With deference to all my dairy farming friends who have already finished milking by the time I get up in the morning, on most days I drink my first cup of coffee at 5:00 a.m. After morning devotional, I face the decison of whether to read an article or chapter in a book or to go outside and garden. This is frequently a tough dilemma during the hot summer months when vegetables are coming in and the soil is thirsty for water and the plants and blooms hungry for fertilizer. From late June until mid-August, gardening is both urgent and important. Reading is important all the time but at harvest time it usually ranks lower on the urgent scale than gardening.
I’ve tried gardening and reading at the same time by listening to books on my smart phone. The result was that I was a dumber reader and a dumber gardener than I would have been had I been paying full attention to one or the other.

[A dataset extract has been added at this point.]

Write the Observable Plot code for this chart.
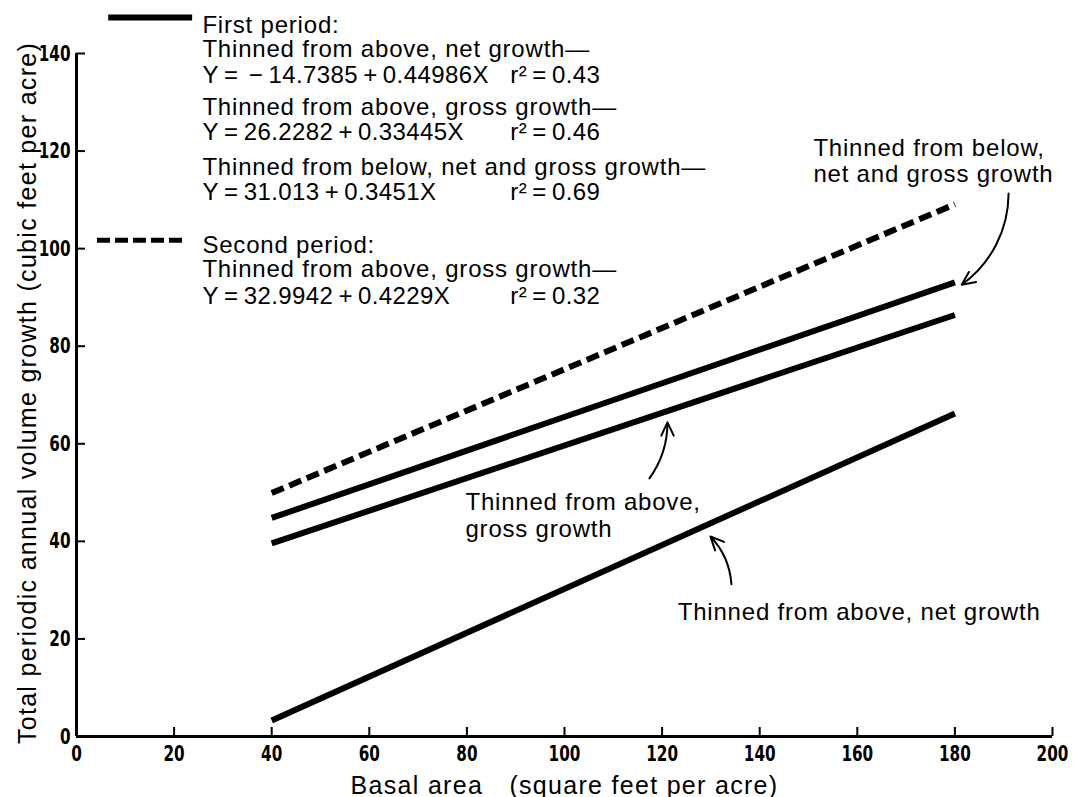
<!DOCTYPE html>
<html><head><meta charset="utf-8">
<script src="https://cdn.jsdelivr.net/npm/d3@7"></script>
<script src="https://cdn.jsdelivr.net/npm/@observablehq/plot@0.6"></script>
<style>
body{margin:0;background:#fff;}
#chart svg{display:block;}
#chart svg text{letter-spacing:0.8px;}
#chart svg g[aria-label="x-axis tick label"] text,
#chart svg g[aria-label="y-axis tick label"] text{letter-spacing:0;}
</style></head><body><div id="chart"></div>
<script>
// ---- data ----
const basalArea = [40, 180];                 // x extent of each fitted line
const netAbove1 = [3.3, 66.2];               // first period, thinned from above, net growth
const grossAbove1 = [39.6, 86.4];            // first period, thinned from above, gross growth
const below1 = [44.8, 93.1];                 // first period, thinned from below, net and gross
const grossAbove2 = [49.9, 109.1];           // second period, thinned from above, gross growth
const xTicks = [0, 20, 40, 60, 80, 100, 120, 140, 160, 180, 200];
const yTicks = [0, 20, 40, 60, 80, 100, 120, 140];
const xTitle = "Basal area\u2003(square feet per acre)";
const yTitle = "Total periodic annual volume growth (cubic feet per acre)";

const headingText = [
  "First period:",
  "Thinned from above, net growth\u2014",
  "Thinned from above, gross growth\u2014",
  "Thinned from below, net and gross growth\u2014",
  "Second period:",
  "Thinned from above, gross growth\u2014"
];
const T = "\u2009";
const equationText = [
  `Y${T}=${T}${T}\u2212${T}14.7385${T}+${T}0.44986X`,
  `Y${T}=${T}26.2282${T}+${T}0.33445X`,
  `Y${T}=${T}31.013${T}+${T}0.3451X`,
  `Y${T}=${T}32.9942${T}+${T}0.4229X`
];
const r2Text = [`r\u00b2${T}=${T}0.43`, `r\u00b2${T}=${T}0.46`, `r\u00b2${T}=${T}0.69`, `r\u00b2${T}=${T}0.32`];

// ---- build series table ----
const series = [
  {name: "net1", values: netAbove1, dashed: false},
  {name: "gross1", values: grossAbove1, dashed: false},
  {name: "below1", values: below1, dashed: false},
  {name: "gross2", values: grossAbove2, dashed: true}
];
const rows = series.flatMap(s => basalArea.map((x, i) => ({series: s.name, x, y: s.values[i], dashed: s.dashed})));
const solidRows = rows.filter(d => !d.dashed);
const dashedRows = rows.filter(d => d.dashed);

// ---- annotation layout (data units) ----
const headingY = [144.3, 139.2, 127.3, 115.0, 99.2, 94.1];
const headingRows = headingText.map((t, i) => ({text: t, y: headingY[i]}));
const eqY = [134.0, 122.2, 109.9, 88.7];
const eqRows = equationText.map((t, i) => ({text: t, y: eqY[i]}));
const r2Rows = r2Text.map((t, i) => ({text: t, y: eqY[i]}));

const notes = [
  {text: "Thinned from below,\nnet and gross growth", x: 151.0, y: 119.5},
  {text: "Thinned from above,\ngross growth", x: 79.7, y: 46.9},
  {text: "Thinned from above, net growth", x: 123.2, y: 24.4}
];
const arrowA = {x1: 191.0, y1: 111.3, x2: 181.4, y2: 92.6};
const arrowB = {x1: 117.4, y1: 52.9, x2: 121.1, y2: 64.4};
const arrowC = {x1: 134.2, y1: 31.2, x2: 129.9, y2: 41.0};

const textFont = "'Liberation Sans', Arial, Helvetica, sans-serif";
const tickFont = "'Liberation Sans Narrow', 'DejaVu Sans Condensed', 'DejaVu Sans', sans-serif";
const arrowOpts = {x1: "x1", y1: "y1", x2: "x2", y2: "y2", strokeWidth: 2, headLength: 11, headAngle: 50};

const chart = Plot.plot({
  width: 1084,
  height: 797,
  marginLeft: 76,
  marginRight: 32,
  marginTop: 53,
  marginBottom: 61,
  x: {domain: [0, 200]},
  y: {domain: [0, 140]},
  style: {fontFamily: textFont, color: "#000", background: "#fff"},
  marks: [
    Plot.axisX({ticks: xTicks, tickSize: -9, tickPadding: 18, strokeWidth: 2, label: null,
      tickFormat: d => String(d), fontFamily: tickFont, fontWeight: "bold", fontSize: 22}),
    Plot.axisY({ticks: yTicks, tickSize: -9, tickPadding: 15, strokeWidth: 2, label: null,
      tickFormat: d => String(d), fontFamily: tickFont, fontWeight: "bold", fontSize: 22}),
    Plot.ruleX([0], {y1: 0, y2: 140, strokeWidth: 3}),
    Plot.ruleY([0], {x1: 0, x2: 200, strokeWidth: 3}),
    Plot.line(solidRows, {x: "x", y: "y", z: "series", stroke: "#000", strokeWidth: 6, strokeLinecap: "butt"}),
    Plot.line(dashedRows, {x: "x", y: "y", z: "series", stroke: "#000", strokeWidth: 6, strokeDasharray: "13,6", strokeLinecap: "butt"}),
    // legend keys
    Plot.ruleY([147.4], {x1: 6.6, x2: 23.8, strokeWidth: 6}),
    Plot.ruleY([101.7], {x1: 4.3, x2: 22.7, strokeWidth: 5, strokeDasharray: "13,5"}),
    Plot.text(headingRows, {x: 25.8, y: "y", text: "text", textAnchor: "start", lineAnchor: "bottom", fontSize: 24}),
    Plot.text(eqRows, {x: 25.8, y: "y", text: "text", textAnchor: "start", lineAnchor: "bottom", fontSize: 24}),
    Plot.text(r2Rows, {x: 88.9, y: "y", text: "text", textAnchor: "start", lineAnchor: "bottom", fontSize: 24}),
    Plot.text(notes, {x: "x", y: "y", text: "text", textAnchor: "start", lineAnchor: "top", fontSize: 24, lineHeight: 1.12, dy: -17}),
    Plot.arrow([arrowA], {...arrowOpts, bend: 27}),
    Plot.arrow([arrowB], {...arrowOpts, bend: -18}),
    Plot.arrow([arrowC], {...arrowOpts, bend: -20}),
    Plot.text([yTitle], {frameAnchor: "left", textAnchor: "middle", rotate: -90, dx: -49, dy: -2, fontSize: 25}),
    Plot.text([xTitle], {frameAnchor: "bottom", textAnchor: "middle", dy: 57, lineAnchor: "bottom", fontSize: 25})
  ]
});
chart.querySelectorAll('g[aria-label="x-axis tick label"] text, g[aria-label="y-axis tick label"] text').forEach(t => {
  t.setAttribute("textLength", t.textContent.length * 10.6);
  t.setAttribute("lengthAdjust", "spacingAndGlyphs");
});
const eqSet = new Set([...equationText, ...r2Text]);
const titleSet = new Set([xTitle, yTitle]);
chart.querySelectorAll("text").forEach(t => {
  if (eqSet.has(t.textContent)) t.style.letterSpacing = "0.4px";
  if (titleSet.has(t.textContent)) t.style.letterSpacing = "1.3px";
});
document.getElementById("chart").append(chart);
</script>
</body></html>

I can water the garden effectively enough while listening to a book, but try listening to a book when you are weeding or reaching for that ripe tomato in the center of a raised bed or spreading compost or mulch and you are likely to plant your earphones in the soil.
Being a fairly literate man with a job that requires reading numerous books and articles to stay on the cutting edge of ministry, I could end my dilemma by opting out of gardening altogether. I could buy all my food from farmers markets, grocery stores, and restaurants. That appears to be the answer in the global community where specialization is touted as the most efficient and intelligent way to live. You grow my food and I will study the Bible and theology and tell you what to believe about God.
If you think that last sentence sounded askew or flat wrong, I am glad. You have not farmed out to me the job of deciding what you will believe in spite of my credentials as a preacher and teacher of the Bible and theology. Why then would I farm out to food experts the job of growing, processing, cooking, and even serving the food I eat? It is no more the job of the “food industry” to feed you and me than it is the job of “preachers” to tell you what to believe about God.
Can experts in the food industry inform us about food? Heavens yes! They work with food a lot and should have learned a thing or two about it. But do not, I repeat do not, accept what the food industry tells you about what you should eat or how your food should be grown without challenging it and testing it yourself.
The same can be said about your beliefs. Can preachers and theology teachers inform you about interpreting the scriptures accurately and determining beliefs that are revealed in scripture, illumined by tradition, vivified by personal experience, and confirmed by reason? I hope to heaven we can. But do not, I repeat, do not accept what preachers and teachers of theology tell you is right belief without challenging it and testing it yourself.
I am making a case here for you to be a reader and for you to be a gardener whether you are rural, urban, or suburban, and regardless of your day job. Do not farm out your faith and do not farm out your nutrition to someone else. Materially participate in both so that you read and pray as well as listen to sermons and lessons as you establish and grow your faith; and so that you will also plant, cultivate, harvest, and cook as well as buy food from others and occasionally go out to eat.
Remember that being “literate” is a fairly modern concept, that books were once a rarity and the printed word scarce. Were people dumb before they were literate? Heavens no. Many were knowledgeale and wise because they were observant. They paid attention and learned much about God the Creator, God the Redeemer, and God the Sustainer from gardening and farming to feed their households. That kind of visceral knowledge comes from engagement rather than book learning. As we advance, may we reclaim the knowledge that can only be gained when we “farm the fertile land from which we were taken” (Geneis 3:23).